Goal:
The line holding "import * as" is the last one to output; start at the first line of the data, keep every line in between exactly, and leave out pictures.

===== Provided material =====

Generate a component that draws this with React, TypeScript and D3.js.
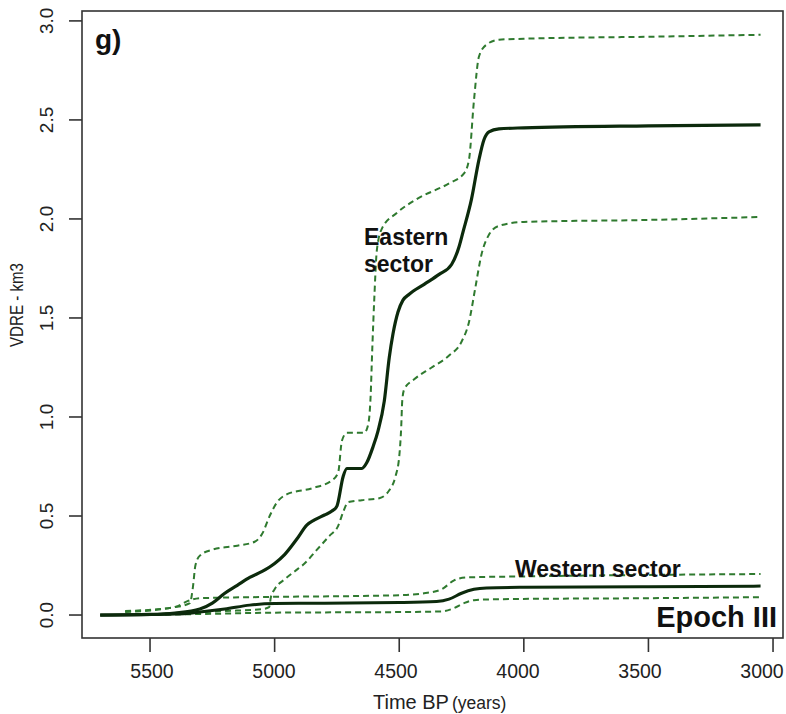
import React from "react";
import * as d3 from "d3";

// Time BP (years) and VDRE (km3)
const easternMeanT = [5700, 5500, 5400, 5300, 5250, 5200, 5150, 5100, 5050, 5000, 4960, 4910, 4870, 4840, 4800, 4770, 4750, 4725, 4710, 4680, 4650, 4630, 4605, 4585, 4560, 4540, 4525, 4505, 4485, 4460, 4400, 4340, 4290, 4260, 4245, 4210, 4180, 4160, 4140, 4100, 4000, 3500, 3050];
const easternMeanV = [0, 0.003, 0.01, 0.03, 0.06, 0.11, 0.15, 0.19, 0.22, 0.26, 0.305, 0.385, 0.455, 0.48, 0.505, 0.525, 0.55, 0.7, 0.74, 0.74, 0.74, 0.77, 0.85, 0.93, 1.08, 1.3, 1.42, 1.53, 1.59, 1.62, 1.67, 1.72, 1.77, 1.86, 1.93, 2.1, 2.3, 2.4, 2.44, 2.455, 2.46, 2.47, 2.475];

const easternUpperT = [5600, 5400, 5340, 5328, 5318, 5300, 5250, 5150, 5080, 5050, 5020, 4990, 4950, 4850, 4770, 4745, 4730, 4710, 4640, 4625, 4615, 4608, 4600, 4590, 4570, 4510, 4430, 4300, 4240, 4220, 4200, 4180, 4150, 4100, 4000, 3500, 3050];
const easternUpperV = [0.02, 0.04, 0.06, 0.14, 0.25, 0.3, 0.33, 0.35, 0.37, 0.41, 0.5, 0.57, 0.61, 0.64, 0.68, 0.72, 0.88, 0.92, 0.92, 0.96, 1.1, 1.35, 1.6, 1.84, 1.95, 2.03, 2.1, 2.18, 2.23, 2.3, 2.6, 2.82, 2.88, 2.905, 2.91, 2.92, 2.93];

const easternLowerT = [5600, 5400, 5200, 5050, 5022, 5015, 5000, 4960, 4920, 4880, 4830, 4780, 4745, 4725, 4705, 4650, 4580, 4540, 4515, 4500, 4492, 4488, 4480, 4440, 4370, 4300, 4250, 4220, 4195, 4170, 4140, 4100, 4000, 3500, 3050];
const easternLowerV = [0.002, 0.008, 0.02, 0.03, 0.04, 0.09, 0.13, 0.18, 0.22, 0.26, 0.33, 0.4, 0.45, 0.52, 0.57, 0.58, 0.59, 0.63, 0.7, 0.8, 0.95, 1.08, 1.14, 1.19, 1.25, 1.31, 1.38, 1.48, 1.65, 1.82, 1.92, 1.965, 1.985, 1.995, 2.01];

const westernMeanT = [5700, 5400, 5300, 5200, 5100, 5000, 4800, 4500, 4350, 4300, 4250, 4200, 4150, 4000, 3500, 3050];
const westernMeanV = [0, 0.005, 0.015, 0.03, 0.05, 0.058, 0.06, 0.063, 0.068, 0.08, 0.11, 0.13, 0.137, 0.14, 0.143, 0.146];

const westernUpperT = [5600, 5400, 5350, 5300, 5100, 4500, 4400, 4330, 4280, 4230, 4000, 3050];
const westernUpperV = [0.015, 0.04, 0.07, 0.085, 0.09, 0.1, 0.11, 0.13, 0.175, 0.19, 0.195, 0.207];

const westernLowerT = [5600, 5300, 5000, 4500, 4330, 4280, 4240, 4200, 4100, 3500, 3050];
const westernLowerV = [0, 0.005, 0.012, 0.015, 0.018, 0.035, 0.06, 0.075, 0.08, 0.085, 0.09];

const xTicks = [5500, 5000, 4500, 4000, 3500, 3000];
const yTicks = [0, 0.5, 1, 1.5, 2, 2.5, 3];

const W = 786;
const H = 714;
const box = { left: 82, right: 783, top: 11, bottom: 638 };

const x = d3.scaleLinear().domain([5773, 2960]).range([box.left, box.right]);
const y = d3.scaleLinear().domain([-0.116, 3.05]).range([box.bottom, box.top]);
// tick labels sit slightly inward of their ticks in the reference
const xLabel = d3.scaleLinear().domain([5500, 3000]).range([152, 762]);

const line = d3
  .line<[number, number]>()
  .x((d) => x(d[0]))
  .y((d) => y(d[1]))
  .curve(d3.curveMonotoneX);

const pts = (t: number[], v: number[]) => t.map((d, i) => [d, v[i]] as [number, number]);

const SOLID = "#0c2a0c";
const DASH = "#2f7a2f";
const AXIS = "#333";
const FONT = "'Liberation Sans', Arial, Helvetica, sans-serif";

export default function App() {
  const dashed = [
    pts(easternUpperT, easternUpperV),
    pts(easternLowerT, easternLowerV),
    pts(westernUpperT, westernUpperV),
    pts(westernLowerT, westernLowerV),
  ];
  return (
    <svg
      width={W}
      height={H}
      style={{ position: "absolute", left: 0, top: 0, background: "#fff" }}
      fontFamily={FONT}
    >
      <rect x={0} y={0} width={W} height={H} fill="#fff" />
      {dashed.map((d, i) => (
        <path
          key={i}
          d={line(d) || ""}
          fill="none"
          stroke={DASH}
          strokeWidth={2}
          strokeDasharray="6,4"
        />
      ))}
      <path d={line(pts(westernMeanT, westernMeanV)) || ""} fill="none" stroke={SOLID} strokeWidth={3} />
      <path d={line(pts(easternMeanT, easternMeanV)) || ""} fill="none" stroke={SOLID} strokeWidth={3.2} />

      <rect
        x={box.left}
        y={box.top}
        width={box.right - box.left}
        height={box.bottom - box.top}
        fill="none"
        stroke={AXIS}
        strokeWidth={1.6}
      />
      {xTicks.map((t) => (
        <g key={t}>
          <line x1={x(t)} x2={x(t)} y1={box.bottom} y2={box.bottom + 14} stroke={AXIS} strokeWidth={1.6} />
          <text x={xLabel(t)} y={678} textAnchor="middle" fontSize={19.5} fill="#222">
            {t}
          </text>
        </g>
      ))}
      {yTicks.map((v) => (
        <g key={v}>
          <line x1={box.left - 13} x2={box.left} y1={y(v)} y2={y(v)} stroke={AXIS} strokeWidth={1.6} />
          <text
            transform={`translate(53,${y(v)}) rotate(-90)`}
            textAnchor="middle"
            fontSize={19}
            fill="#222"
          >
            {v.toFixed(1)}
          </text>
        </g>
      ))}
      <text transform="translate(23,305) rotate(-90)" textAnchor="middle" fontSize={19} fill="#222" textLength={84} lengthAdjust="spacingAndGlyphs">
        VDRE - km3
      </text>
      <text x={373} y={709} fontSize={20} fill="#222">
        Time BP
        <tspan fontSize={17.5} dx={3}>(years)</tspan>
      </text>

      <text x={95} y={49} fontSize={28} fontWeight="bold" fill="#111">
        g)
      </text>
      <text x={364} y={245} fontSize={23} fontWeight="bold" fill="#111">
        Eastern
      </text>
      <text x={364} y={272} fontSize={23} fontWeight="bold" fill="#111">
        sector
      </text>
      <text x={515} y={577} fontSize={23} fontWeight="bold" fill="#111">
        Western sector
      </text>
      <text x={777} y={627} textAnchor="end" fontSize={29} fontWeight="bold" fill="#111">
        Epoch III
      </text>
    </svg>
  );
}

=====

Task answer:
Generate a component that draws this with React, TypeScript and D3.js.
import React from "react";
import * as d3 from "d3";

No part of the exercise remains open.